REQUIRED TASK ▸
Report how many lines contain "matplotlib". Give the number and nothing else.
--- begin RECORD LIST ---
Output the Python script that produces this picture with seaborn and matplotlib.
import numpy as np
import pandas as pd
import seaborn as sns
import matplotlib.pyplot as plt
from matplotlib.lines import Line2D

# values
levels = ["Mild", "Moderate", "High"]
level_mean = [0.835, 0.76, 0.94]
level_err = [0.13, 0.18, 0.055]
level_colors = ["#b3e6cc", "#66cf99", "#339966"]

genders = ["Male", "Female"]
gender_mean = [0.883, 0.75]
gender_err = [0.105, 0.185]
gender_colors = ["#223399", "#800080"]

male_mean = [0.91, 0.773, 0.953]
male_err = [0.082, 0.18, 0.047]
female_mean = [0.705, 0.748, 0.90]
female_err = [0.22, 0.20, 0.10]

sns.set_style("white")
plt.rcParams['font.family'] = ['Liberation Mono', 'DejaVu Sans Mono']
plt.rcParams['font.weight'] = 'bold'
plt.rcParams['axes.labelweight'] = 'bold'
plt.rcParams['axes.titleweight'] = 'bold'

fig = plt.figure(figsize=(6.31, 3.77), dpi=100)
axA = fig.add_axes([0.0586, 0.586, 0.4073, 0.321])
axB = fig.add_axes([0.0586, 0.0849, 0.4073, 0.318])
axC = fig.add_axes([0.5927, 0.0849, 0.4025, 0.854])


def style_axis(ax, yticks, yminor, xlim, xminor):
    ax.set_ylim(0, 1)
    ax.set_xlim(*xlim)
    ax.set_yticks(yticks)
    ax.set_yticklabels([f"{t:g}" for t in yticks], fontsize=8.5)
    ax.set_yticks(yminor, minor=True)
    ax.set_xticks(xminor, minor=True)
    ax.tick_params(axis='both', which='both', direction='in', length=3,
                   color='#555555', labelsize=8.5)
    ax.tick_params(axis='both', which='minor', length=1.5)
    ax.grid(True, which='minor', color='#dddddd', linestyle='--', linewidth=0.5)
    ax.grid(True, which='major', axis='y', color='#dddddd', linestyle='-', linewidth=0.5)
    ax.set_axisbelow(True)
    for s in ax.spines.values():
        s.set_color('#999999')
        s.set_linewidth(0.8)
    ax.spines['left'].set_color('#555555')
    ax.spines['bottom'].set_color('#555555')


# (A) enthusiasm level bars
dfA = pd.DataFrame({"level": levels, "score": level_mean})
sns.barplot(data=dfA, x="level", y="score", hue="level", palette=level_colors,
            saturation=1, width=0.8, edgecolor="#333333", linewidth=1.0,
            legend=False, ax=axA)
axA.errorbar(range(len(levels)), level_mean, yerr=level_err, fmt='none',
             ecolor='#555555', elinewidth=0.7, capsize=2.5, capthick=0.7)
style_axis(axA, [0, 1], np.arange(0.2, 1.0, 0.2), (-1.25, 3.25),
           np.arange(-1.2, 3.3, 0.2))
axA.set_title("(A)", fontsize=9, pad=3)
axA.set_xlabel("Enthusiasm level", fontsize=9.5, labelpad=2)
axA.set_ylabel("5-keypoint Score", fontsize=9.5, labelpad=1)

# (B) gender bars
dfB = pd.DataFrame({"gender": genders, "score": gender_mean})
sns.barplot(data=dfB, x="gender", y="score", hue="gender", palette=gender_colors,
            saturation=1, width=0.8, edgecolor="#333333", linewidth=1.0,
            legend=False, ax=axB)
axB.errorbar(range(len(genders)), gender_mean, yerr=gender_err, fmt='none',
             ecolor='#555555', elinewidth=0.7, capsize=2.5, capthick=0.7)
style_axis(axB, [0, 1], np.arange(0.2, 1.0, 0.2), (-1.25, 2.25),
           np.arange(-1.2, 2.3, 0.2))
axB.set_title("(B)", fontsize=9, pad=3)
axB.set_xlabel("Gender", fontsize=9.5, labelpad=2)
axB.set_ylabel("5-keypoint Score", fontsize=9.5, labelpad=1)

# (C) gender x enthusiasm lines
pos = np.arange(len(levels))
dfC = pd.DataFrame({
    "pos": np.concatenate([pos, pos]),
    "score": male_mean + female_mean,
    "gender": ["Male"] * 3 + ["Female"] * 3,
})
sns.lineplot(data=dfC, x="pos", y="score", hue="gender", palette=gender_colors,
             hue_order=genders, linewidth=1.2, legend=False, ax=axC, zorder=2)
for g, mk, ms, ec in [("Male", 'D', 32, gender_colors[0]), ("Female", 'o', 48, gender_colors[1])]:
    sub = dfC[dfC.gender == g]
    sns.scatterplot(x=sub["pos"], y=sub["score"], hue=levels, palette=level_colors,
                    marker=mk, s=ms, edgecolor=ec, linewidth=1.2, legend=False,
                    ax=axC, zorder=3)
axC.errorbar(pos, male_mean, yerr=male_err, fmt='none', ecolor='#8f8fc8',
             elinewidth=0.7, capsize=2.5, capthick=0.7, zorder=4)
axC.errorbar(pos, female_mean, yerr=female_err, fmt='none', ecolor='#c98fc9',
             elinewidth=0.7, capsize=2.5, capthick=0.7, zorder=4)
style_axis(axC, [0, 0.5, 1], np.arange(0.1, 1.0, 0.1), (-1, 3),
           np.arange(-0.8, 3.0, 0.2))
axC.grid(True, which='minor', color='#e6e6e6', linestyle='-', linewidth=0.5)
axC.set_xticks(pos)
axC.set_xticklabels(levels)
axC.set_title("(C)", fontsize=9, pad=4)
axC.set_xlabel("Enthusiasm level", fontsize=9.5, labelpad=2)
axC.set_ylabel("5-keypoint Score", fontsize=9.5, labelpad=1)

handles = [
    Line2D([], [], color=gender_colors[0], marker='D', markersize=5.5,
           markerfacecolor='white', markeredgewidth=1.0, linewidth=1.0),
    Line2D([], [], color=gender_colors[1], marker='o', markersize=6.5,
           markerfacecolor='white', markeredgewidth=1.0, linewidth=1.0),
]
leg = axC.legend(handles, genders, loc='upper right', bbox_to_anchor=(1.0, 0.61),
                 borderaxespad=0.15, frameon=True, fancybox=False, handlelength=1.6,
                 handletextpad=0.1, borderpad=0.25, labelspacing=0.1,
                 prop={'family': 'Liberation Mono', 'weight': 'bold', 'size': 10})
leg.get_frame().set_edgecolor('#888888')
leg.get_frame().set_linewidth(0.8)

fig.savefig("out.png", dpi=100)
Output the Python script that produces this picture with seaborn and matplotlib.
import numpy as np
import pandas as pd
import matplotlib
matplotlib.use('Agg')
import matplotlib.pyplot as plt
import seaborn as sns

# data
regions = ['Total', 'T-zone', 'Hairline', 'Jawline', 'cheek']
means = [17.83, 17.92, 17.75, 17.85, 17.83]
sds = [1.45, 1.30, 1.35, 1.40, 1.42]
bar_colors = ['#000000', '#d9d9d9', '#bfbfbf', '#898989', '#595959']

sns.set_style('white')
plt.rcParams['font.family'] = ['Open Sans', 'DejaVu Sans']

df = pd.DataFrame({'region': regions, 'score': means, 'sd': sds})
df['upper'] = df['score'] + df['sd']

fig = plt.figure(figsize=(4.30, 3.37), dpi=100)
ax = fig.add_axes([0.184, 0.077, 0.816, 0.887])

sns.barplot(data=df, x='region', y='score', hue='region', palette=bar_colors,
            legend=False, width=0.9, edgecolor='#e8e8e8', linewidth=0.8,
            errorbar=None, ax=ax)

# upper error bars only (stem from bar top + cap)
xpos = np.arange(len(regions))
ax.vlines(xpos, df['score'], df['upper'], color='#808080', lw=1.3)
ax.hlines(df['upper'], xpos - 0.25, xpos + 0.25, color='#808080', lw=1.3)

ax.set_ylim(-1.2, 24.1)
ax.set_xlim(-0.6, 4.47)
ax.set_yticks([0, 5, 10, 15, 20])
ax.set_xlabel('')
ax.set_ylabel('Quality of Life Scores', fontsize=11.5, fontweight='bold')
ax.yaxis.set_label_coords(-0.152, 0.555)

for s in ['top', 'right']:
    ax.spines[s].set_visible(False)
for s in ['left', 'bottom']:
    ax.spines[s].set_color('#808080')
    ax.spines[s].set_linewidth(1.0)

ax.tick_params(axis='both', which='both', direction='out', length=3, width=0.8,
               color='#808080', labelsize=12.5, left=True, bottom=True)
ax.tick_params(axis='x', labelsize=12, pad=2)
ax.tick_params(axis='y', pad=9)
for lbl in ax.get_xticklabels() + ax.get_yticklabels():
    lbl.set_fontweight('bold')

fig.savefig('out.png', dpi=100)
--- end RECORD LIST ---
RESULT BELOW ▸
7